-- Task input --

_ _ _ _ _ _ _

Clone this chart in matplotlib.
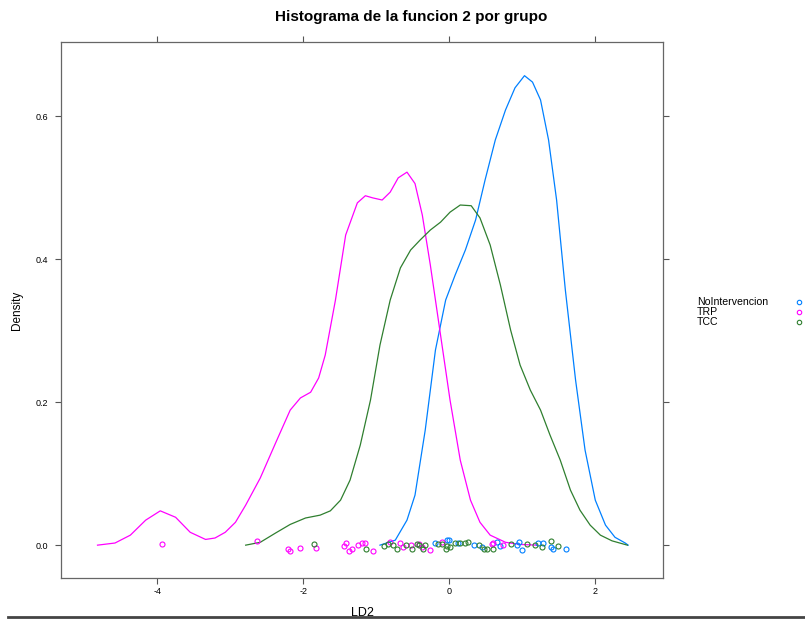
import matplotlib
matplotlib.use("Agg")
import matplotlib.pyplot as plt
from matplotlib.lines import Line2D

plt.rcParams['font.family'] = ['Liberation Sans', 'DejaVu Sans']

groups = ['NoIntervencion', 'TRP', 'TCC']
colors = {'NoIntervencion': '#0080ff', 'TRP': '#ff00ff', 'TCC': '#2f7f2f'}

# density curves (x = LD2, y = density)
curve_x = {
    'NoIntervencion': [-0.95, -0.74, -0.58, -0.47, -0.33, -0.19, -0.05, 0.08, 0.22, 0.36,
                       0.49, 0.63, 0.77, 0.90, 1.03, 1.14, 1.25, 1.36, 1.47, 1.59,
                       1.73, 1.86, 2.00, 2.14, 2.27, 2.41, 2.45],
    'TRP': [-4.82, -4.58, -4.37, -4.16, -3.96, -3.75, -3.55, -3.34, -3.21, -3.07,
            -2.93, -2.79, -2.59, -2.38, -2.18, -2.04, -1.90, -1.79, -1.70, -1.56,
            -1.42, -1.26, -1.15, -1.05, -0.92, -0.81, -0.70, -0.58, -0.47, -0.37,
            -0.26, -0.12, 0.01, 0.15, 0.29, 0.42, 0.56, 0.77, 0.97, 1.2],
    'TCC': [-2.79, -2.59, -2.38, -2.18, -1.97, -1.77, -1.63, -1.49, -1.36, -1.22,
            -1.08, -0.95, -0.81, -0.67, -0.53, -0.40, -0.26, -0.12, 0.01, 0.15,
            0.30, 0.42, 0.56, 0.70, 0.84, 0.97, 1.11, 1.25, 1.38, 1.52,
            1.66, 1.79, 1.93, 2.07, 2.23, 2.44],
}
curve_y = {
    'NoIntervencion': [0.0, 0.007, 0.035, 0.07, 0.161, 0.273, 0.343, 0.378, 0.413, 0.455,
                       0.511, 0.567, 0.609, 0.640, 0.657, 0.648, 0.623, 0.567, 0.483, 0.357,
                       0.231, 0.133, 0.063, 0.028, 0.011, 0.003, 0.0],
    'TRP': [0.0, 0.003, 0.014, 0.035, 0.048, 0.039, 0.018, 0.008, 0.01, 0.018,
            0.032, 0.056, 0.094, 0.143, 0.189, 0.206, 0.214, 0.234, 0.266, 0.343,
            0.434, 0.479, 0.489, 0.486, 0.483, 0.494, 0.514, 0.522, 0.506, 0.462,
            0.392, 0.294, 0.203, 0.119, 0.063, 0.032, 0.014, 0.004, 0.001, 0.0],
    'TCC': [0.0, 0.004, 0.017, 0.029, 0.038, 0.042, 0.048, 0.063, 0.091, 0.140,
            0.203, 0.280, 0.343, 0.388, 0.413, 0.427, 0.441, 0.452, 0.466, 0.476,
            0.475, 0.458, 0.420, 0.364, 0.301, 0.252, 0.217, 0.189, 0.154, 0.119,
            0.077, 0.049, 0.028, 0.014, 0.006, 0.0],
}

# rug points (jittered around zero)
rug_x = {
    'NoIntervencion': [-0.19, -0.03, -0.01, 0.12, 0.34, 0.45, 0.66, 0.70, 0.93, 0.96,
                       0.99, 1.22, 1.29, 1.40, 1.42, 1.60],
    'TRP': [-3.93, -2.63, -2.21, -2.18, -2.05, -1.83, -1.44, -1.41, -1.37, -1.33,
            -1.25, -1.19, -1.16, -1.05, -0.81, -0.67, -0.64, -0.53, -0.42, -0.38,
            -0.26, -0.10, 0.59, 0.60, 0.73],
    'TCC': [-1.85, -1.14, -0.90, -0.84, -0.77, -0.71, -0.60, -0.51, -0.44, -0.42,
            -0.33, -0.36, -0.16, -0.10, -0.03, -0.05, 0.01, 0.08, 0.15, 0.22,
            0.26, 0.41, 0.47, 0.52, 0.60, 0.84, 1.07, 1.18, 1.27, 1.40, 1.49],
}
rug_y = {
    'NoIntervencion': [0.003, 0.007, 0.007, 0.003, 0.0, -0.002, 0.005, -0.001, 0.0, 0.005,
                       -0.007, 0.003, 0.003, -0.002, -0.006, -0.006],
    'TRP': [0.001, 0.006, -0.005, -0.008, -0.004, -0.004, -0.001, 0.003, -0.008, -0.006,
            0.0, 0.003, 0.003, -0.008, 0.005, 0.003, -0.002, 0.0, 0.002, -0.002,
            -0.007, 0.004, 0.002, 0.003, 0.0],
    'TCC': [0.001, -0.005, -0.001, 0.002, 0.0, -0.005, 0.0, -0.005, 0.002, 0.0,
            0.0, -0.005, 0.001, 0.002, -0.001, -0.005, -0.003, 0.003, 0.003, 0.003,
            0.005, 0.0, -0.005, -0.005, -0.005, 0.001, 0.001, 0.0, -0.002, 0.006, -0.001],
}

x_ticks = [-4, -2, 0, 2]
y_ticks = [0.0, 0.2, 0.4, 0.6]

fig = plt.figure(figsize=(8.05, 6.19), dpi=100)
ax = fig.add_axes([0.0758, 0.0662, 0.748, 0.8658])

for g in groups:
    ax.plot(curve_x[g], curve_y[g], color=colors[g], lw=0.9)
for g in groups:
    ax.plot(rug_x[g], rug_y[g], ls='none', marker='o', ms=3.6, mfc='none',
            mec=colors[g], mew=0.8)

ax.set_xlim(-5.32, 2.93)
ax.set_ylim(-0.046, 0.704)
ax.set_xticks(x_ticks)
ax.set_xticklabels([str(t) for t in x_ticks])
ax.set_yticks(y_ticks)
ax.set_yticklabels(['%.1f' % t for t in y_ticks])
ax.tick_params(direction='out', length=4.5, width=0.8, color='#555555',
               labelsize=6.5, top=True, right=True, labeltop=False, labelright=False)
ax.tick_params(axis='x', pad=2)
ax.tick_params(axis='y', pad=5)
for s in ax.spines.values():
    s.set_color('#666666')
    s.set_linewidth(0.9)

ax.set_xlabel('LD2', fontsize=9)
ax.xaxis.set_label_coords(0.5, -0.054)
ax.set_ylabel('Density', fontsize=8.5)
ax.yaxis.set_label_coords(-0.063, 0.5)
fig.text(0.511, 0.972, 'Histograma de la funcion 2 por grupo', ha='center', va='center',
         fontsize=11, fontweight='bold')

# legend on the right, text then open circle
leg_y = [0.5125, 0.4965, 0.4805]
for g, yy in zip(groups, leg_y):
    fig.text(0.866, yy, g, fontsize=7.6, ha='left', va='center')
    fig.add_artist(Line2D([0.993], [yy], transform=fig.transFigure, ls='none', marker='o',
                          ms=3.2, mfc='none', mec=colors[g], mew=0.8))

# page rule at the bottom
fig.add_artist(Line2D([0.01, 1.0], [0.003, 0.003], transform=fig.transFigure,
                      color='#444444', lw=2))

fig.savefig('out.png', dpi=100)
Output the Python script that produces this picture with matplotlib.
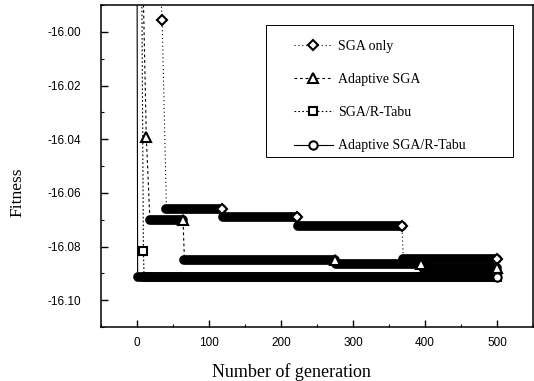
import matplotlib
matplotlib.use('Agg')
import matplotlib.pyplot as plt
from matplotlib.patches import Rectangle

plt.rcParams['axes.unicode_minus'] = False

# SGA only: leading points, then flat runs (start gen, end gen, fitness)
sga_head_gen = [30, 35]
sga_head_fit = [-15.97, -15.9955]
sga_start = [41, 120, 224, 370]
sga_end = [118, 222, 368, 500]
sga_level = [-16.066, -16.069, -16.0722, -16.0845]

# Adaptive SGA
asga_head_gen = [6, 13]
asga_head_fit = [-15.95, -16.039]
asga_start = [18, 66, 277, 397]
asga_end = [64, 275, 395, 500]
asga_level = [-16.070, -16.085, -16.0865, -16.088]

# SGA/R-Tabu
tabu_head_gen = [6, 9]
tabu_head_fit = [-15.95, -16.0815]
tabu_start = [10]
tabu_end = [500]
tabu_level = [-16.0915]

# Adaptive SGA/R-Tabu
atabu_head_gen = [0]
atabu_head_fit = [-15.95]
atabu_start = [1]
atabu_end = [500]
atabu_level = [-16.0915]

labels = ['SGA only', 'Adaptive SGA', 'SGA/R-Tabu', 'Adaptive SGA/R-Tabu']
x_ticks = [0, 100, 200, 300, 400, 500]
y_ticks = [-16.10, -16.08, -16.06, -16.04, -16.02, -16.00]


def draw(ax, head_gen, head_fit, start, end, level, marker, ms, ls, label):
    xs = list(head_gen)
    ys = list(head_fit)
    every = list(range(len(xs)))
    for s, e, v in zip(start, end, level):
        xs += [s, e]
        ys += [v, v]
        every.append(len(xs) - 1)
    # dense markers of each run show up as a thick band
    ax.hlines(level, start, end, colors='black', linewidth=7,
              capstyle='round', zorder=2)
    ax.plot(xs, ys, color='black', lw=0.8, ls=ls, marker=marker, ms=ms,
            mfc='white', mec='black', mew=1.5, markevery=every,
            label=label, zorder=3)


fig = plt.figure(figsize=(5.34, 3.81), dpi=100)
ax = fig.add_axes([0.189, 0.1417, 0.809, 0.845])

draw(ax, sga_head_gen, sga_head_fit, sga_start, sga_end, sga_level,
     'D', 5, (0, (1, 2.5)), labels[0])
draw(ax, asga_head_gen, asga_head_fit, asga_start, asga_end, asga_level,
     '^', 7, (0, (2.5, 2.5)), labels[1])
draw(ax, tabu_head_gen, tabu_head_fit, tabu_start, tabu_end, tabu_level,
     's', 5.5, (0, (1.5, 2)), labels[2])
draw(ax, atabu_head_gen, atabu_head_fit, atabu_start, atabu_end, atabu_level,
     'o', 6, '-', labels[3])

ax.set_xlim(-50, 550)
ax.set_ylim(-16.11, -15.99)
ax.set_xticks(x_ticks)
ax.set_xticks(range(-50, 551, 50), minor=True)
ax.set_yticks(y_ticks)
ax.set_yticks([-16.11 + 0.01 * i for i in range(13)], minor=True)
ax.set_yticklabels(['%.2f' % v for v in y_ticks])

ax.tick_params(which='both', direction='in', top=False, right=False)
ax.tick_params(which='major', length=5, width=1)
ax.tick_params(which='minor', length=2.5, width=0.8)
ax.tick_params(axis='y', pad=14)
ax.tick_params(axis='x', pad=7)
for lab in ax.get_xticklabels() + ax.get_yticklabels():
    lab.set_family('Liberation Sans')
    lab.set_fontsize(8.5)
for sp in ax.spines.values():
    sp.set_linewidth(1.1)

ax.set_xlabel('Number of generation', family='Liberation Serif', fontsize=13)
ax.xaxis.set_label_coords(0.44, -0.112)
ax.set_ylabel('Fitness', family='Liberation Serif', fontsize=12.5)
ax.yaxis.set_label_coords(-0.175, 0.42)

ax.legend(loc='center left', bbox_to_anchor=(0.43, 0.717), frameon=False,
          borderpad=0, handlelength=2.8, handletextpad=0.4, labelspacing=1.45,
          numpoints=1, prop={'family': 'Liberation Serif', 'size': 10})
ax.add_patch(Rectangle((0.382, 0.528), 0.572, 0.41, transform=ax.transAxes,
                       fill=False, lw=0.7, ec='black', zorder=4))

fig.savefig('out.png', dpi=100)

_ _ _ _ _ _ _

Looking at the listing above, how many of its lines contain the string "this"? Give the number alone.

-- Answer to the exercise --
2